YOUR INSTRUCTIONS.
Output the full listing below exactly as it reads, and skip anything that is a picture.

--- start of RAW DATA ---

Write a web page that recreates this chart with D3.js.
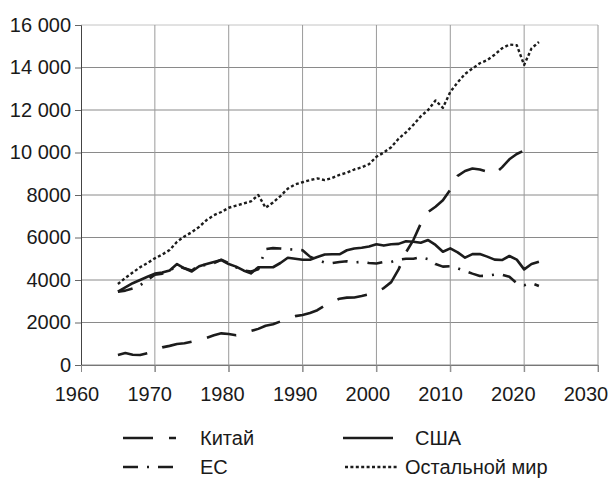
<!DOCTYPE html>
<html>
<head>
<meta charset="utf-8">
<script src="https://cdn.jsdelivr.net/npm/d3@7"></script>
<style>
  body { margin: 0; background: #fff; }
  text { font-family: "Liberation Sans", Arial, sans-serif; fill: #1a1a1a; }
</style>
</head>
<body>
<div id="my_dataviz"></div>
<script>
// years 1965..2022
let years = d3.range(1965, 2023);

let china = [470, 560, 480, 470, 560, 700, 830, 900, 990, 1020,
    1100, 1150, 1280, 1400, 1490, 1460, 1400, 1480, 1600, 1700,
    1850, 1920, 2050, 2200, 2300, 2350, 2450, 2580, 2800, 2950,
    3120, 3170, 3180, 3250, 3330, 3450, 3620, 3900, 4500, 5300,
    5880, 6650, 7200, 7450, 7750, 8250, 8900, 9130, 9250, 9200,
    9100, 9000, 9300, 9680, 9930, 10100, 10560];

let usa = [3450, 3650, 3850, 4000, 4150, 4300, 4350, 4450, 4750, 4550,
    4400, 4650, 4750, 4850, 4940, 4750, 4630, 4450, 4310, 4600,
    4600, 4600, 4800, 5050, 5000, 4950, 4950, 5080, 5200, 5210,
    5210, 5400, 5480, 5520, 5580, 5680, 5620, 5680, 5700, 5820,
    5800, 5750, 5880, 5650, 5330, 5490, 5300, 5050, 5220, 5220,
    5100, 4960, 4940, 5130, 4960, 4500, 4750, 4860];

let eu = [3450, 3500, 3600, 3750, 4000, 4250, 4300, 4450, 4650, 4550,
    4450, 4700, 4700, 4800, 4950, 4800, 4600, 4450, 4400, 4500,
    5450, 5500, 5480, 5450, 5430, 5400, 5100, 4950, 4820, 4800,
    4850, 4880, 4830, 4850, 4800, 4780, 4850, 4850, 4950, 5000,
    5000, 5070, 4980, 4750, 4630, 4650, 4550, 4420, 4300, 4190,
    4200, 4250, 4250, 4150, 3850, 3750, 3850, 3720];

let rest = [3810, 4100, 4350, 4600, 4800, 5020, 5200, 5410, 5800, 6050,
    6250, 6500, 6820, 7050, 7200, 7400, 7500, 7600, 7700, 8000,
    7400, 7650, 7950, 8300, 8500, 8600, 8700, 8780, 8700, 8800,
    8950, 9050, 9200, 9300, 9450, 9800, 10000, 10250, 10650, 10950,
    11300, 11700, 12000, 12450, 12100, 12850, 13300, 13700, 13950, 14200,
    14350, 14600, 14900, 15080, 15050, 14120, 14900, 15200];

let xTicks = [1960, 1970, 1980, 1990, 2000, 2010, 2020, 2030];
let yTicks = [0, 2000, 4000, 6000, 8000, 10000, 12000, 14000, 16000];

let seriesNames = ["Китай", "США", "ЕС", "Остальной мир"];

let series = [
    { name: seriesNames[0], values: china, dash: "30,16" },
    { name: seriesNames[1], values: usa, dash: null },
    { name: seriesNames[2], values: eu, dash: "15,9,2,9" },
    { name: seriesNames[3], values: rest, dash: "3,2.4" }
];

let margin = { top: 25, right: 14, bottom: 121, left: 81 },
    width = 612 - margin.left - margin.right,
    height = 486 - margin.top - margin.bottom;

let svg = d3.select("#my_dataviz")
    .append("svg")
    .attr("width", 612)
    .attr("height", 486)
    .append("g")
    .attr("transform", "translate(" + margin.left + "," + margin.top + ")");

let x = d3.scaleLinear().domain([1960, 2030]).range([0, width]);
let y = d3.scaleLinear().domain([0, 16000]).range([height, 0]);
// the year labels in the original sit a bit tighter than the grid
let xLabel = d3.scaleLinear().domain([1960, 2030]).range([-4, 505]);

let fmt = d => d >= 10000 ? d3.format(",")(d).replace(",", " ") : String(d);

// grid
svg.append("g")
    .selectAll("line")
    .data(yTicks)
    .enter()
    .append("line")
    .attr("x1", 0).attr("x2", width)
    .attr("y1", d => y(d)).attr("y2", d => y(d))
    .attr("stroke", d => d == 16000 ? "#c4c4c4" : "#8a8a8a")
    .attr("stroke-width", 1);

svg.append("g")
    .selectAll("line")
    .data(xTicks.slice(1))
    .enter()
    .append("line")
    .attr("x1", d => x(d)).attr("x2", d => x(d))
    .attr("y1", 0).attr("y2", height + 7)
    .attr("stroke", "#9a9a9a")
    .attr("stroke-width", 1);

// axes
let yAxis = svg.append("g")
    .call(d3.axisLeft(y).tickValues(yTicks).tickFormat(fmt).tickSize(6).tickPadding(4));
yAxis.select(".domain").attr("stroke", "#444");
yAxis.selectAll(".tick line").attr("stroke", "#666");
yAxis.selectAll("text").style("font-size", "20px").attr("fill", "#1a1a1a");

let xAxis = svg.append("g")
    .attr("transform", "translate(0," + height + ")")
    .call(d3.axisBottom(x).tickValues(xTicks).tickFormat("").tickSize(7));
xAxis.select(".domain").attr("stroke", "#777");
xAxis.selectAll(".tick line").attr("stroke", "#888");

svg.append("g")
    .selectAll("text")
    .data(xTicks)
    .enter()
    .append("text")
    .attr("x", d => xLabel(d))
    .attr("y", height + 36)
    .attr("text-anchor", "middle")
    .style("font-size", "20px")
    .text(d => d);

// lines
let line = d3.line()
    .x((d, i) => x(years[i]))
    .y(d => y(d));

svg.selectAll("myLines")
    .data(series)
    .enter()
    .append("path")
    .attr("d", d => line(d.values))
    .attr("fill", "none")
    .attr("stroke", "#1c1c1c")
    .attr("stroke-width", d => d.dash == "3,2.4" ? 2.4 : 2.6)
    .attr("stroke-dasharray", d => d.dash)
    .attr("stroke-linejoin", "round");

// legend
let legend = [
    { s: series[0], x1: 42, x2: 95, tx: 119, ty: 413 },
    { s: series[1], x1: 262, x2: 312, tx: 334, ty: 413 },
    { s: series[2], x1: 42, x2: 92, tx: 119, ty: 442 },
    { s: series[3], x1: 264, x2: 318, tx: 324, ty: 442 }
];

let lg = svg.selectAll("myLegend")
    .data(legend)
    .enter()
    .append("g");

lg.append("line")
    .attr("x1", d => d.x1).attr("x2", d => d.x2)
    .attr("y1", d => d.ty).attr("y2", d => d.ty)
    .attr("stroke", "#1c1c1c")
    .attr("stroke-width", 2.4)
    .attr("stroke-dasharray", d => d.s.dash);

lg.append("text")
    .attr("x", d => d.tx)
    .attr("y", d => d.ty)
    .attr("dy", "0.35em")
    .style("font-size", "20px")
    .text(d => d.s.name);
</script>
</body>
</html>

--- end of RAW DATA ---

WRITTEN RESPONSE.
Write a web page that recreates this chart with D3.js.
<!DOCTYPE html>
<html>
<head>
<meta charset="utf-8">
<script src="https://cdn.jsdelivr.net/npm/d3@7"></script>
<style>
  body { margin: 0; background: #fff; }
  text { font-family: "Liberation Sans", Arial, sans-serif; fill: #1a1a1a; }
</style>
</head>
<body>
<div id="my_dataviz"></div>
<script>
// years 1965..2022
let years = d3.range(1965, 2023);

let china = [470, 560, 480, 470, 560, 700, 830, 900, 990, 1020,
    1100, 1150, 1280, 1400, 1490, 1460, 1400, 1480, 1600, 1700,
    1850, 1920, 2050, 2200, 2300, 2350, 2450, 2580, 2800, 2950,
    3120, 3170, 3180, 3250, 3330, 3450, 3620, 3900, 4500, 5300,
    5880, 6650, 7200, 7450, 7750, 8250, 8900, 9130, 9250, 9200,
    9100, 9000, 9300, 9680, 9930, 10100, 10560];

let usa = [3450, 3650, 3850, 4000, 4150, 4300, 4350, 4450, 4750, 4550,
    4400, 4650, 4750, 4850, 4940, 4750, 4630, 4450, 4310, 4600,
    4600, 4600, 4800, 5050, 5000, 4950, 4950, 5080, 5200, 5210,
    5210, 5400, 5480, 5520, 5580, 5680, 5620, 5680, 5700, 5820,
    5800, 5750, 5880, 5650, 5330, 5490, 5300, 5050, 5220, 5220,
    5100, 4960, 4940, 5130, 4960, 4500, 4750, 4860];

let eu = [3450, 3500, 3600, 3750, 4000, 4250, 4300, 4450, 4650, 4550,
    4450, 4700, 4700, 4800, 4950, 4800, 4600, 4450, 4400, 4500,
    5450, 5500, 5480, 5450, 5430, 5400, 5100, 4950, 4820, 4800,
    4850, 4880, 4830, 4850, 4800, 4780, 4850, 4850, 4950, 5000,
    5000, 5070, 4980, 4750, 4630, 4650, 4550, 4420, 4300, 4190,
    4200, 4250, 4250, 4150, 3850, 3750, 3850, 3720];

let rest = [3810, 4100, 4350, 4600, 4800, 5020, 5200, 5410, 5800, 6050,
    6250, 6500, 6820, 7050, 7200, 7400, 7500, 7600, 7700, 8000,
    7400, 7650, 7950, 8300, 8500, 8600, 8700, 8780, 8700, 8800,
    8950, 9050, 9200, 9300, 9450, 9800, 10000, 10250, 10650, 10950,
    11300, 11700, 12000, 12450, 12100, 12850, 13300, 13700, 13950, 14200,
    14350, 14600, 14900, 15080, 15050, 14120, 14900, 15200];

let xTicks = [1960, 1970, 1980, 1990, 2000, 2010, 2020, 2030];
let yTicks = [0, 2000, 4000, 6000, 8000, 10000, 12000, 14000, 16000];

let seriesNames = ["Китай", "США", "ЕС", "Остальной мир"];

let series = [
    { name: seriesNames[0], values: china, dash: "30,16" },
    { name: seriesNames[1], values: usa, dash: null },
    { name: seriesNames[2], values: eu, dash: "15,9,2,9" },
    { name: seriesNames[3], values: rest, dash: "3,2.4" }
];

let margin = { top: 25, right: 14, bottom: 121, left: 81 },
    width = 612 - margin.left - margin.right,
    height = 486 - margin.top - margin.bottom;

let svg = d3.select("#my_dataviz")
    .append("svg")
    .attr("width", 612)
    .attr("height", 486)
    .append("g")
    .attr("transform", "translate(" + margin.left + "," + margin.top + ")");

let x = d3.scaleLinear().domain([1960, 2030]).range([0, width]);
let y = d3.scaleLinear().domain([0, 16000]).range([height, 0]);
// the year labels in the original sit a bit tighter than the grid
let xLabel = d3.scaleLinear().domain([1960, 2030]).range([-4, 505]);

let fmt = d => d >= 10000 ? d3.format(",")(d).replace(",", " ") : String(d);

// grid
svg.append("g")
    .selectAll("line")
    .data(yTicks)
    .enter()
    .append("line")
    .attr("x1", 0).attr("x2", width)
    .attr("y1", d => y(d)).attr("y2", d => y(d))
    .attr("stroke", d => d == 16000 ? "#c4c4c4" : "#8a8a8a")
    .attr("stroke-width", 1);

svg.append("g")
    .selectAll("line")
    .data(xTicks.slice(1))
    .enter()
    .append("line")
    .attr("x1", d => x(d)).attr("x2", d => x(d))
    .attr("y1", 0).attr("y2", height + 7)
    .attr("stroke", "#9a9a9a")
    .attr("stroke-width", 1);

// axes
let yAxis = svg.append("g")
    .call(d3.axisLeft(y).tickValues(yTicks).tickFormat(fmt).tickSize(6).tickPadding(4));
yAxis.select(".domain").attr("stroke", "#444");
yAxis.selectAll(".tick line").attr("stroke", "#666");
yAxis.selectAll("text").style("font-size", "20px").attr("fill", "#1a1a1a");

let xAxis = svg.append("g")
    .attr("transform", "translate(0," + height + ")")
    .call(d3.axisBottom(x).tickValues(xTicks).tickFormat("").tickSize(7));
xAxis.select(".domain").attr("stroke", "#777");
xAxis.selectAll(".tick line").attr("stroke", "#888");

svg.append("g")
    .selectAll("text")
    .data(xTicks)
    .enter()
    .append("text")
    .attr("x", d => xLabel(d))
    .attr("y", height + 36)
    .attr("text-anchor", "middle")
    .style("font-size", "20px")
    .text(d => d);

// lines
let line = d3.line()
    .x((d, i) => x(years[i]))
    .y(d => y(d));

svg.selectAll("myLines")
    .data(series)
    .enter()
    .append("path")
    .attr("d", d => line(d.values))
    .attr("fill", "none")
    .attr("stroke", "#1c1c1c")
    .attr("stroke-width", d => d.dash == "3,2.4" ? 2.4 : 2.6)
    .attr("stroke-dasharray", d => d.dash)
    .attr("stroke-linejoin", "round");

// legend
let legend = [
    { s: series[0], x1: 42, x2: 95, tx: 119, ty: 413 },
    { s: series[1], x1: 262, x2: 312, tx: 334, ty: 413 },
    { s: series[2], x1: 42, x2: 92, tx: 119, ty: 442 },
    { s: series[3], x1: 264, x2: 318, tx: 324, ty: 442 }
];

let lg = svg.selectAll("myLegend")
    .data(legend)
    .enter()
    .append("g");

lg.append("line")
    .attr("x1", d => d.x1).attr("x2", d => d.x2)
    .attr("y1", d => d.ty).attr("y2", d => d.ty)
    .attr("stroke", "#1c1c1c")
    .attr("stroke-width", 2.4)
    .attr("stroke-dasharray", d => d.s.dash);

lg.append("text")
    .attr("x", d => d.tx)
    .attr("y", d => d.ty)
    .attr("dy", "0.35em")
    .style("font-size", "20px")
    .text(d => d.s.name);
</script>
</body>
</html>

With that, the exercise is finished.